THE UK SUPREME Court has rejected an appeal by a mother and daughter to allow women from Northern Ireland to receive free abortions on the NHS.
A panel of Supreme Court judges narrowly rejected the appeal in a three to two majority decision this morning in London.
The decision confirms an earlier ruling that women who travel to England from Northern Ireland cannot receive free abortions on the NHS.
Over 700 women from Northern Ireland who needed abortions last year traveled to England to get treatment.
In Northern Ireland, terminations are only permitted if a woman’s life is at risk, or there is a permanent or serious risk to her mental or physical health.
Abortions are not permitted in the cases of rape, incest and fatal foetal abnormalities.
The 20-year-old woman who took the appeal was told she had to pay hundreds for a private termination because she was excluded from free abortion services when she traveled from Northern Ireland to Manchester in October 2012.
Pro-choice campaigners have condemned this decision.
“This ruling shows the hypocrisy of the current laws in Northern Ireland,” Abortion Rights Campaign spokesperson Lisa Kavanagh said.
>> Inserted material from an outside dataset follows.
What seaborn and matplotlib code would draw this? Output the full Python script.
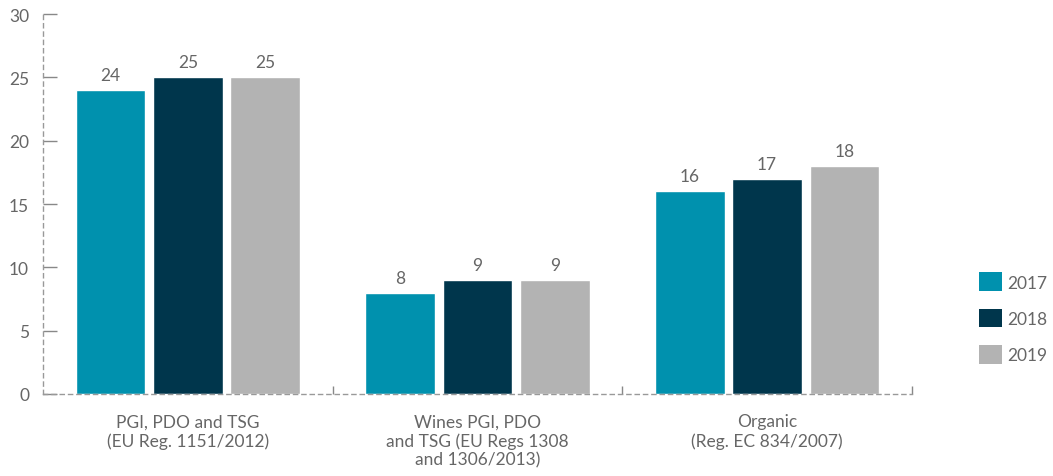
import matplotlib
matplotlib.use("Agg")
import matplotlib.pyplot as plt
import seaborn as sns
import pandas as pd
from matplotlib.patches import Patch
from matplotlib.ticker import FixedLocator

categories = ["PGI, PDO and TSG\n(EU Reg. 1151/2012)",
              "Wines PGI, PDO\nand TSG (EU Regs 1308\nand 1306/2013)",
              "Organic\n(Reg. EC 834/2007)"]
years = ["2017", "2018", "2019"]
v2017 = [24, 8, 16]
v2018 = [25, 9, 17]
v2019 = [25, 9, 18]
colors = ["#0091AE", "#00364C", "#B3B3B3"]
text_color = "#666666"

rows = []
for y, vals in zip(years, [v2017, v2018, v2019]):
    for c, v in zip(categories, vals):
        rows.append({"category": c, "year": y, "value": v})
df = pd.DataFrame(rows)

sns.set_theme(style="white")
plt.rcParams['font.family'] = ['Lato', 'DejaVu Sans']

fig = plt.figure(figsize=(10.53, 4.77), dpi=100)
ax = fig.add_axes([43/1053, 1-395/477, (912-43)/1053, (395-15)/477])

sns.barplot(data=df, x="category", y="value", hue="year", palette=colors,
            width=0.8, gap=0.1, ax=ax, legend=False, saturation=1)

for cont in ax.containers:
    ax.bar_label(cont, padding=5, fontsize=12.5, color=text_color)

ax.set_ylim(0, 30)
ax.set_xlim(-0.5, 2.5)
ax.set_yticks([0, 5, 10, 15, 20, 25, 30])
ax.set_xlabel("")
ax.set_ylabel("")

for s in ["top", "right"]:
    ax.spines[s].set_visible(False)
for s in ["left", "bottom"]:
    ax.spines[s].set_linestyle((0, (3, 3)))
    ax.spines[s].set_color("#999999")
    ax.spines[s].set_linewidth(1)
    ax.spines[s].set_zorder(5)

ax.tick_params(axis="y", left=True, direction="in", length=10, width=1, color="#888888",
               labelsize=12.5, labelcolor=text_color, pad=10)
ax.tick_params(axis="x", which="major", bottom=False, length=0, labelsize=12.5,
               labelcolor=text_color, pad=14)
ax.xaxis.set_minor_locator(FixedLocator([0.5, 1.5, 2.5]))
ax.tick_params(axis="x", which="minor", bottom=True, direction="in", length=6, width=1,
               color="#888888")
for lab in ax.get_xticklabels():
    lab.set_linespacing(1.2)

handles = [Patch(facecolor=c, edgecolor="none", label=y) for c, y in zip(colors, years)]
leg = fig.legend(handles=handles, loc="center left", bbox_to_anchor=(979/1053, 1-319/477),
                 frameon=False, fontsize=12.5, handlelength=1.3, handleheight=1.3,
                 handletextpad=0.3, labelspacing=1.0, labelcolor=text_color,
                 borderpad=0, borderaxespad=0)

fig.savefig("out.png", dpi=100)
The people of Northern Ireland pay for the NHS with their taxes but cannot access the full range of healthcare services that the people of England and Wales enjoy.
The mother and daughter, who cannot be named for legal reasons, originally lost their High Court action in May 2014.
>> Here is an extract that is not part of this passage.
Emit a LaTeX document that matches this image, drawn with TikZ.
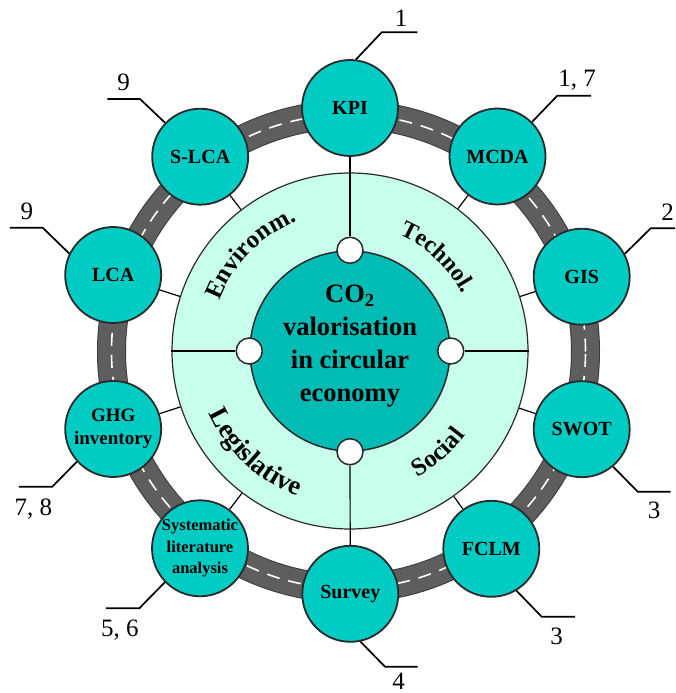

The judge decided that the Minister for Health was entitled to take on a system based on the individual’s place of residency, so that women living in Northern Ireland are not allowed benefit from NHS abortion services in England, despite the fact that they are UK citizens.
The pair suffered a second defeat at the Court of Appeal in 2015.
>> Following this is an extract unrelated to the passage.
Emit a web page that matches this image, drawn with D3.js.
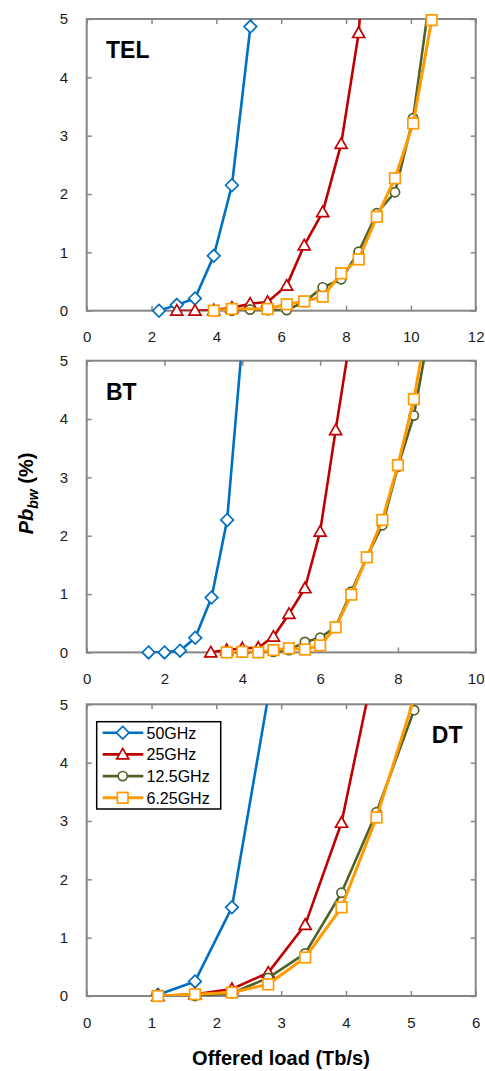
<!DOCTYPE html>
<html>
<head>
<meta charset="utf-8">
<script src="https://cdn.jsdelivr.net/npm/d3@7/dist/d3.min.js"></script>
<style>
  body { margin: 0; background: #fff; }
  svg text { font-family: "Liberation Sans", Arial, sans-serif; }
</style>
</head>
<body>
<div id="chart"></div>
<script>
// series + panel names
var seriesNames = ["50GHz", "25GHz", "12.5GHz", "6.25GHz"];
var panelNames = ["TEL", "BT", "DT"];
var xMaxes = [12, 10, 6];
var yTicks = [0, 1, 2, 3, 4, 5];

// TEL
var telX50 = [2.23, 2.78, 3.34, 3.92, 4.48, 5.05, 5.6];
var telY50 = [0, 0.10, 0.21, 0.94, 2.15, 4.87, 9.0];
var telX25 = [2.78, 3.34, 3.92, 4.48, 5.04, 5.58, 6.17, 6.71, 7.28, 7.85, 8.39, 8.95];
var telY25 = [0, 0, 0.01, 0.05, 0.12, 0.15, 0.43, 1.12, 1.69, 2.86, 4.76, 9.0];
var telX125 = [4.48, 5.04, 5.58, 6.17, 6.71, 7.28, 7.85, 8.39, 8.95, 9.51, 10.07, 10.64];
var telY125 = [0, 0.02, 0.01, 0.01, 0.15, 0.40, 0.54, 1.01, 1.67, 2.03, 3.30, 5.6];
var telX625 = [3.92, 4.48, 5.58, 6.17, 6.71, 7.28, 7.85, 8.39, 8.95, 9.51, 10.07, 10.64];
var telY625 = [0, 0.03, 0.03, 0.11, 0.16, 0.24, 0.64, 0.88, 1.61, 2.27, 3.21, 4.98];

// BT
var btX50 = [1.59, 2.0, 2.4, 2.79, 3.21, 3.61, 4.01];
var btY50 = [0, 0, 0.03, 0.25, 0.94, 2.27, 5.4];
var btX25 = [3.19, 3.6, 4.0, 4.41, 4.8, 5.2, 5.61, 6.0, 6.4, 6.8];
var btY25 = [0, 0.04, 0.07, 0.08, 0.27, 0.66, 1.10, 2.07, 3.81, 5.5];
var btX125 = [4.0, 4.41, 4.8, 5.2, 5.61, 6.0, 6.4, 6.8, 7.2, 7.6, 8.0, 8.41, 8.8];
var btY125 = [0, 0, 0.01, 0.04, 0.18, 0.25, 0.44, 1.04, 1.63, 2.18, 3.18, 4.06, 5.5];
var btX625 = [3.6, 4.0, 4.41, 4.8, 5.2, 5.61, 6.0, 6.4, 6.8, 7.2, 7.6, 8.0, 8.41, 8.8];
var btY625 = [0, 0.01, 0, 0.04, 0.07, 0.05, 0.12, 0.43, 0.99, 1.63, 2.27, 3.21, 4.34, 5.8];

// DT
var dtX50 = [1.1, 1.67, 2.24, 2.81];
var dtY50 = [0.02, 0.25, 1.52, 5.2];
var dtX25 = [1.1, 1.67, 2.24, 2.8, 3.37, 3.93, 4.5];
var dtY25 = [0, 0.03, 0.12, 0.40, 1.22, 2.97, 6.0];
var dtX125 = [1.1, 1.67, 2.24, 2.8, 3.37, 3.93, 4.47, 5.05];
var dtY125 = [0, 0, 0.05, 0.31, 0.73, 1.77, 3.15, 4.90];
var dtX625 = [1.1, 1.67, 2.24, 2.8, 3.37, 3.93, 4.47, 5.05];
var dtY625 = [0, 0.03, 0.06, 0.20, 0.66, 1.52, 3.06, 5.1];

var panelData = [
  [[telX50, telY50], [telX25, telY25], [telX125, telY125], [telX625, telY625]],
  [[btX50, btY50], [btX25, btY25], [btX125, btY125], [btX625, btY625]],
  [[dtX50, dtY50], [dtX25, dtY25], [dtX125, dtY125], [dtX625, dtY625]]
];

var colors = ["#0070C0", "#C00000", "#4F6228", "#FF9A00"];
var lineWidths = [2.6, 2.6, 2.6, 3];
var markerTypes = ["diamond", "triangle", "circle", "square"];

var width = 485, height = 1071;
var left = 86.7, right = 475.7, plotH = 291.7;
var tops = [19, 360.7, 704.3];
var frameColor = "#868686";

var svg = d3.select("#chart").append("svg")
  .attr("width", width)
  .attr("height", height);

function drawMarker(g, type, color) {
  if (type == "diamond") {
    g.append("path").attr("d", "M0,-6.3L6.3,0L0,6.3L-6.3,0Z");
  } else if (type == "triangle") {
    g.append("path").attr("d", "M0,-6L6,4.5L-6,4.5Z");
  } else if (type == "circle") {
    g.append("circle").attr("r", 4.6);
  } else {
    g.append("rect").attr("x", -5.3).attr("y", -5.3).attr("width", 10.6).attr("height", 10.6);
  }
  g.selectAll("*")
    .attr("fill", "#fff")
    .attr("stroke", color)
    .attr("stroke-width", 1.7);
}

panelNames.forEach(function(name, p) {
  var top = tops[p];
  var x = d3.scaleLinear().domain([0, xMaxes[p]]).range([left, right]);
  var y = d3.scaleLinear().domain([0, 5]).range([top + plotH, top]);

  var g = svg.append("g");

  // clip for the lines
  g.append("clipPath").attr("id", "clip" + p)
    .append("rect")
    .attr("x", left).attr("y", top)
    .attr("width", right - left).attr("height", plotH);

  // inner ticks on all four sides
  var xTickVals = d3.range(0, xMaxes[p] + 0.001, xMaxes[p] == 6 ? 1 : 2);
  var fmt = d3.format("d");
  var axes = [
    g.append("g").attr("transform", "translate(0," + (top + plotH) + ")")
      .call(d3.axisBottom(x).tickValues(xTickVals).tickFormat(fmt).tickSize(-5).tickPadding(21)),
    g.append("g").attr("transform", "translate(0," + top + ")")
      .call(d3.axisTop(x).tickValues(xTickVals).tickSize(-5).tickFormat("")),
    g.append("g").attr("transform", "translate(" + left + ",0)")
      .call(d3.axisLeft(y).tickValues(yTicks).tickFormat(fmt).tickSize(-5).tickPadding(18.5)),
    g.append("g").attr("transform", "translate(" + right + ",0)")
      .call(d3.axisRight(y).tickValues(yTicks).tickSize(-5).tickFormat(""))
  ];
  axes.forEach(function(a) {
    a.select(".domain").remove();
    a.selectAll("line").attr("stroke", frameColor).attr("stroke-width", 1.5);
    a.selectAll("text").attr("font-size", 15).attr("fill", "#1a1a1a")
      .attr("font-family", "Liberation Sans, Arial, sans-serif");
  });

  // frame
  g.append("rect")
    .attr("x", left).attr("y", top)
    .attr("width", right - left).attr("height", plotH)
    .attr("fill", "none")
    .attr("stroke", frameColor)
    .attr("stroke-width", 2);

  var line = d3.line()
    .x(function(d) { return x(d[0]); })
    .y(function(d) { return y(d[1]); });

  panelData[p].forEach(function(s, i) {
    var pts = s[0].map(function(v, k) { return [v, s[1][k]]; });
    g.append("path")
      .datum(pts)
      .attr("clip-path", "url(#clip" + p + ")")
      .attr("fill", "none")
      .attr("stroke", colors[i])
      .attr("stroke-width", lineWidths[i])
      .attr("stroke-linejoin", "round")
      .attr("d", line);

    pts.filter(function(d) { return d[1] <= 5.01; }).forEach(function(d) {
      var m = g.append("g").attr("transform", "translate(" + x(d[0]) + "," + y(d[1]) + ")");
      drawMarker(m, markerTypes[i], colors[i]);
    });
  });

  // panel label
  var lab = g.append("text")
    .attr("y", top + 39)
    .attr("font-size", 23)
    .attr("font-weight", "bold")
    .attr("fill", "#000")
    .text(name);
  if (name == "DT") {
    lab.attr("x", 462.5).attr("text-anchor", "end");
  } else {
    lab.attr("x", 106);
  }
});

// legend inside DT panel
var legend = svg.append("g");
legend.append("rect")
  .attr("x", 96.7).attr("y", 721.7)
  .attr("width", 124).attr("height", 87.3)
  .attr("fill", "#fff")
  .attr("stroke", "#000")
  .attr("stroke-width", 1.5);
seriesNames.forEach(function(n, i) {
  var ly = 732.7 + i * 21.7;
  legend.append("line")
    .attr("x1", 102.7).attr("x2", 143.3)
    .attr("y1", ly).attr("y2", ly)
    .attr("stroke", colors[i])
    .attr("stroke-width", lineWidths[i]);
  var m = legend.append("g").attr("transform", "translate(122.7," + ly + ")");
  drawMarker(m, markerTypes[i], colors[i]);
  legend.append("text")
    .attr("x", 146.5).attr("y", ly + 5.8)
    .attr("font-size", 16)
    .attr("fill", "#000")
    .text(n);
});

// axis titles
svg.append("text")
  .attr("x", 281).attr("y", 1065)
  .attr("text-anchor", "middle")
  .attr("font-size", 20)
  .attr("font-weight", "bold")
  .text("Offered load (Tb/s)");

var yt = svg.append("text")
  .attr("transform", "translate(33,493.5) rotate(-90)")
  .attr("text-anchor", "middle")
  .attr("font-size", 20)
  .attr("font-weight", "bold");
yt.append("tspan").attr("font-style", "italic").text("Pb");
yt.append("tspan").attr("font-style", "italic").attr("font-size", 14).attr("dy", 5).text("bw");
yt.append("tspan").attr("dy", -5).text(" (%)");
</script>
</body>
</html>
In relation to today’s decision, RTE reported that the Supreme Court judge Lord Wilson said it was not for the court to “address the ethical considerations which underlie the difference” in Northern Irish and English abortion law.
“But the fact is that the law in Northern Ireland puts most women in unwanted pregnancy there in a deeply unenviable position,” he said.
Kavanagh said that even if today’s ruling went in favour of the mother and daughter, they still deserved to get healthcare at home, rather than being aided financially to travel to a different part of the UK.